*Problem:* Pictures are not part of the copy. Retype the lines from the first one through the line that contains "556, 561, 581]".

*Collected data:*
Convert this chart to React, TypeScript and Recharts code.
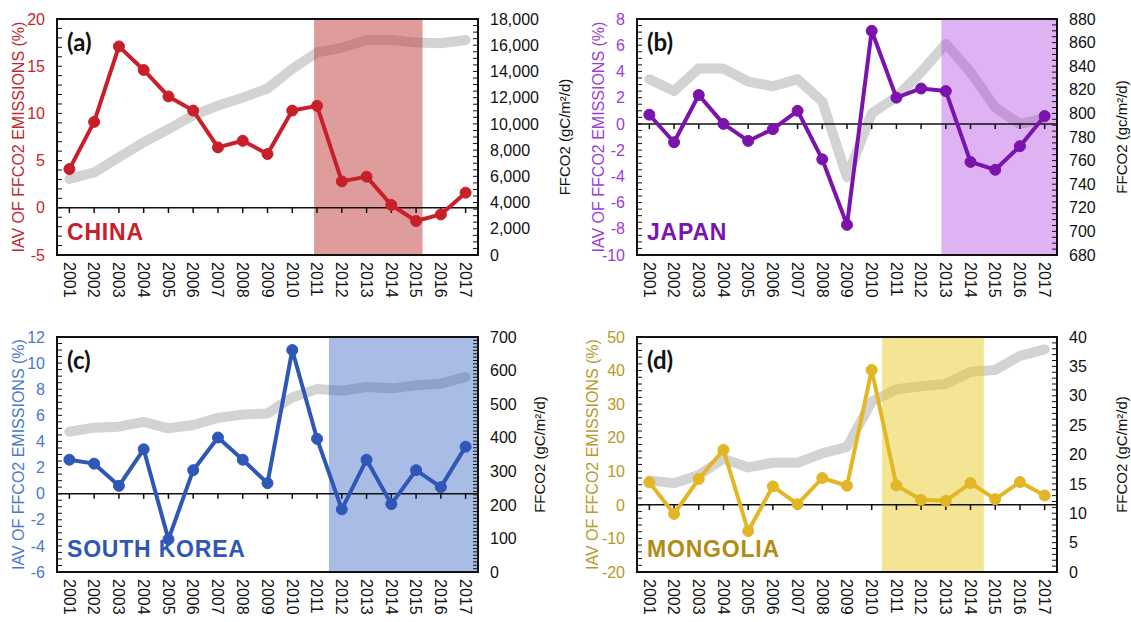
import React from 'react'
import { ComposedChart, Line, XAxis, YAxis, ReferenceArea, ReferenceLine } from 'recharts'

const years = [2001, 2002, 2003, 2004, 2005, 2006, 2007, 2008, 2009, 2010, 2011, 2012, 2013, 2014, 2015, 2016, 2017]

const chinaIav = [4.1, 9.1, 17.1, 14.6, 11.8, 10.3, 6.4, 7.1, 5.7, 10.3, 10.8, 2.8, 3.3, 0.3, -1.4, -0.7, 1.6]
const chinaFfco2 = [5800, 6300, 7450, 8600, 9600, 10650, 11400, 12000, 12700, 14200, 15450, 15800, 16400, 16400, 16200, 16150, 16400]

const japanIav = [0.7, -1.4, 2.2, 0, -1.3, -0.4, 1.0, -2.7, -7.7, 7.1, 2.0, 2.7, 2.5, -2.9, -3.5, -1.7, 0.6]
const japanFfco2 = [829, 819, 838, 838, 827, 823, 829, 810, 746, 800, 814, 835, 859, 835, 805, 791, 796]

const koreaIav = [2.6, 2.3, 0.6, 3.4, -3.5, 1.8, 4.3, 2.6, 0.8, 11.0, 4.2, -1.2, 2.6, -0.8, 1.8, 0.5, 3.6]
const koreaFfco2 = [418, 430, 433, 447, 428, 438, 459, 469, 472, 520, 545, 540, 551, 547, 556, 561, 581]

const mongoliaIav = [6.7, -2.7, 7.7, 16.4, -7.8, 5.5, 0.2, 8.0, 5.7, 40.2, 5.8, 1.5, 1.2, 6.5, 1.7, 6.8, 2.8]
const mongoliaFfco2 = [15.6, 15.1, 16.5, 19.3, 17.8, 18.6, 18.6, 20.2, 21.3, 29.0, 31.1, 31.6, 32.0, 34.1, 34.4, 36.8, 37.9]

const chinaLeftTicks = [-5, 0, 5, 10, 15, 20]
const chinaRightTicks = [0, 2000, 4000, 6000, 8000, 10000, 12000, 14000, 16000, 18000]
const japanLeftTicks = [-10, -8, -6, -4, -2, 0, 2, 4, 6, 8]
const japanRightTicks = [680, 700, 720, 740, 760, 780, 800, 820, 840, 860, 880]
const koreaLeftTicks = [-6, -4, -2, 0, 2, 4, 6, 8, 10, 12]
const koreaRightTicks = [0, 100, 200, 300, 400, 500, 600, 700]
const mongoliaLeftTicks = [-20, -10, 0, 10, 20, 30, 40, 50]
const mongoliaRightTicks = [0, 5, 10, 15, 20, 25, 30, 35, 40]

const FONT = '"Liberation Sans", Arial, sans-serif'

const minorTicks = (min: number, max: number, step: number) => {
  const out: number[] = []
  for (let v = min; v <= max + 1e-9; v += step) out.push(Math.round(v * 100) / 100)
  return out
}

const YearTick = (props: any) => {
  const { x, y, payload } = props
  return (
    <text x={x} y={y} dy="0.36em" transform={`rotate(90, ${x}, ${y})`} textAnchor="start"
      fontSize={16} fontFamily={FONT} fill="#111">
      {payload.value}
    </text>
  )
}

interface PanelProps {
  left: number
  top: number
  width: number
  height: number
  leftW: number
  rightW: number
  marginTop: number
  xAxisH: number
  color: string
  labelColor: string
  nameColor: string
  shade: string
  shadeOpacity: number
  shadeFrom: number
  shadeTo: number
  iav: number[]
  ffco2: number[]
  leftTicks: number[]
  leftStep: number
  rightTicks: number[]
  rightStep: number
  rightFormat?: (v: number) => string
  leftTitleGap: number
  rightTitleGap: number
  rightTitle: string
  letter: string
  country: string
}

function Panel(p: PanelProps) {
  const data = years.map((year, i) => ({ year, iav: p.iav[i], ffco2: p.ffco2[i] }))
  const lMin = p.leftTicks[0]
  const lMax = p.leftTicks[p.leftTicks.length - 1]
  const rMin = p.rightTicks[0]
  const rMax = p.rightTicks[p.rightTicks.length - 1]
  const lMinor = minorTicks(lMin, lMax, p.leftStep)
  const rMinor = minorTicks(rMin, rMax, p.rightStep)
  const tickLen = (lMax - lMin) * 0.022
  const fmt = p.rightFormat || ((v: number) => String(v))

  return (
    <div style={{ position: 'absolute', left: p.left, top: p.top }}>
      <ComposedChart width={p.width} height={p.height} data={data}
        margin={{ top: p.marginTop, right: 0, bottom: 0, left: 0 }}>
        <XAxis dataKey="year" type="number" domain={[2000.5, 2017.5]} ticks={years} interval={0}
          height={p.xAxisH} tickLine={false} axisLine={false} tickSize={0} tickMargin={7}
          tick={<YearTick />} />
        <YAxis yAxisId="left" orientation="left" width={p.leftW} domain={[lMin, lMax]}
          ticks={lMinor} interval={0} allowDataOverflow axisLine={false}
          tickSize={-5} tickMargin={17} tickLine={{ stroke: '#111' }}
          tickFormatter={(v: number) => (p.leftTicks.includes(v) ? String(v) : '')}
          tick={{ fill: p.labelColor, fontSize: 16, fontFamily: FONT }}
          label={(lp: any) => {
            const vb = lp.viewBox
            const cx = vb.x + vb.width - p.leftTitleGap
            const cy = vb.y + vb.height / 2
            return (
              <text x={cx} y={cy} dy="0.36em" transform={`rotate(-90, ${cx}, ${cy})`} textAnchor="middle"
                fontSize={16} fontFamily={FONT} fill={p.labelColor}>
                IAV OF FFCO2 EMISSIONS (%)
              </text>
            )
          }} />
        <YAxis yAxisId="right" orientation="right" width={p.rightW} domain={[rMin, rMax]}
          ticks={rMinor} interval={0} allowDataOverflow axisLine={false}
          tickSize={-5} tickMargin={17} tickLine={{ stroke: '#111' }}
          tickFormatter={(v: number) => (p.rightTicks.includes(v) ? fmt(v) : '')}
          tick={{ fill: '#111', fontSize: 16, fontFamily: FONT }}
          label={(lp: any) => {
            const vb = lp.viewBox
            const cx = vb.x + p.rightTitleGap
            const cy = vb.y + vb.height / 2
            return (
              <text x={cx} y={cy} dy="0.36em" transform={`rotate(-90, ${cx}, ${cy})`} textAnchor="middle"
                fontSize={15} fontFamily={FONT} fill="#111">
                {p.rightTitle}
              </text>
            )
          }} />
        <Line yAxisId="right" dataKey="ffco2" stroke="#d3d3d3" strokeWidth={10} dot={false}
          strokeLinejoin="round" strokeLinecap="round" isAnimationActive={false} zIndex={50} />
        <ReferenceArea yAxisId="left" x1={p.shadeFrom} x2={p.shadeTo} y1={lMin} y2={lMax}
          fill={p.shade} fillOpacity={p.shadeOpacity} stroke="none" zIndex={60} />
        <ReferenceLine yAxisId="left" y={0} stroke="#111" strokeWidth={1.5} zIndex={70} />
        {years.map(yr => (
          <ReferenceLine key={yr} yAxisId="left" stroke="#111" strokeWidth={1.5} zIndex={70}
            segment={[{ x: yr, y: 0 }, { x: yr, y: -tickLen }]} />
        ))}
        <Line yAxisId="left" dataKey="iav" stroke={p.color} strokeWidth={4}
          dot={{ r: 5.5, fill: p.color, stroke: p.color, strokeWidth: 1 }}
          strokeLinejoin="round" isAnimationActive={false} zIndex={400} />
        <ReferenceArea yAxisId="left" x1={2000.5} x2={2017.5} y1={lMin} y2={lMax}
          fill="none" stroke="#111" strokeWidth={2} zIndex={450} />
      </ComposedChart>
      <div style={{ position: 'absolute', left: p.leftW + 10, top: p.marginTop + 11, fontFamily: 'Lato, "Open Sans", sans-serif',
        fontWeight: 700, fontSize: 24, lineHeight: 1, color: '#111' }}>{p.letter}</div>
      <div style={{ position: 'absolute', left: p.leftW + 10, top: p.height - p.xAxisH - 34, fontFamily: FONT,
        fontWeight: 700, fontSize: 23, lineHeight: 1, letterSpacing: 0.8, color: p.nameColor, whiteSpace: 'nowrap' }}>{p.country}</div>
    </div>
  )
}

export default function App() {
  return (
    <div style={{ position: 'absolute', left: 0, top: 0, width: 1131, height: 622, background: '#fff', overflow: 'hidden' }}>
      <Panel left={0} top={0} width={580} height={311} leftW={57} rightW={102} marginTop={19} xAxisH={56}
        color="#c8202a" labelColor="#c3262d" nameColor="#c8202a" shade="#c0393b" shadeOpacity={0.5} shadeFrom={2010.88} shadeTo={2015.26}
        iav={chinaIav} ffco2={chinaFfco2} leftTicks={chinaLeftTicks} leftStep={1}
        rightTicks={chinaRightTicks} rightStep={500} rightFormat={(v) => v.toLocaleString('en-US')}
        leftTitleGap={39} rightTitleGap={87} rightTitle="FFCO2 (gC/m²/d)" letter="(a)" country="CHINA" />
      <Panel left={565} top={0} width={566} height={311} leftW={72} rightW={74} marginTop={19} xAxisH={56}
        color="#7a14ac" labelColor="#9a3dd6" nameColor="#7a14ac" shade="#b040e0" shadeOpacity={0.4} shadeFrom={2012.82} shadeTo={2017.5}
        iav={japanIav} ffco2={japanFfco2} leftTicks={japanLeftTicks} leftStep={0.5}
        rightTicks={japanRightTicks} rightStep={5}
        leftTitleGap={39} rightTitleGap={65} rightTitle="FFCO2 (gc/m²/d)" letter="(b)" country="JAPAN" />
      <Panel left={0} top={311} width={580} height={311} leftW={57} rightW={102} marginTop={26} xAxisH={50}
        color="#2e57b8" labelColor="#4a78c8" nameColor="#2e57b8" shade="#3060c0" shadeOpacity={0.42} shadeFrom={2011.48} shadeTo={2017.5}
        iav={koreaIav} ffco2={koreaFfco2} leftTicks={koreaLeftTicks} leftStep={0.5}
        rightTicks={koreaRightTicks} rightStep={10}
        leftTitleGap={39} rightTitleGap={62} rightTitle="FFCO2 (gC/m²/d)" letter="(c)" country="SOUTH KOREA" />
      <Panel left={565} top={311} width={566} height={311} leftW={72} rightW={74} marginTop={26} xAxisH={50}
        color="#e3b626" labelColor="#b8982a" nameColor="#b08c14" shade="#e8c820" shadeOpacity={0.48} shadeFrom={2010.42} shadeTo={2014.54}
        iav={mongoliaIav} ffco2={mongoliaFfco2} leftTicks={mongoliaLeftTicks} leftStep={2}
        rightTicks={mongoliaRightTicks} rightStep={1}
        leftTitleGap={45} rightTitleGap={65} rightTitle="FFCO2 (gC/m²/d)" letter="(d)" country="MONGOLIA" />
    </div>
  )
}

*Exercise solution:*
Convert this chart to React, TypeScript and Recharts code.
import React from 'react'
import { ComposedChart, Line, XAxis, YAxis, ReferenceArea, ReferenceLine } from 'recharts'

const years = [2001, 2002, 2003, 2004, 2005, 2006, 2007, 2008, 2009, 2010, 2011, 2012, 2013, 2014, 2015, 2016, 2017]

const chinaIav = [4.1, 9.1, 17.1, 14.6, 11.8, 10.3, 6.4, 7.1, 5.7, 10.3, 10.8, 2.8, 3.3, 0.3, -1.4, -0.7, 1.6]
const chinaFfco2 = [5800, 6300, 7450, 8600, 9600, 10650, 11400, 12000, 12700, 14200, 15450, 15800, 16400, 16400, 16200, 16150, 16400]

const japanIav = [0.7, -1.4, 2.2, 0, -1.3, -0.4, 1.0, -2.7, -7.7, 7.1, 2.0, 2.7, 2.5, -2.9, -3.5, -1.7, 0.6]
const japanFfco2 = [829, 819, 838, 838, 827, 823, 829, 810, 746, 800, 814, 835, 859, 835, 805, 791, 796]

const koreaIav = [2.6, 2.3, 0.6, 3.4, -3.5, 1.8, 4.3, 2.6, 0.8, 11.0, 4.2, -1.2, 2.6, -0.8, 1.8, 0.5, 3.6]
const koreaFfco2 = [418, 430, 433, 447, 428, 438, 459, 469, 472, 520, 545, 540, 551, 547, 556, 561, 581]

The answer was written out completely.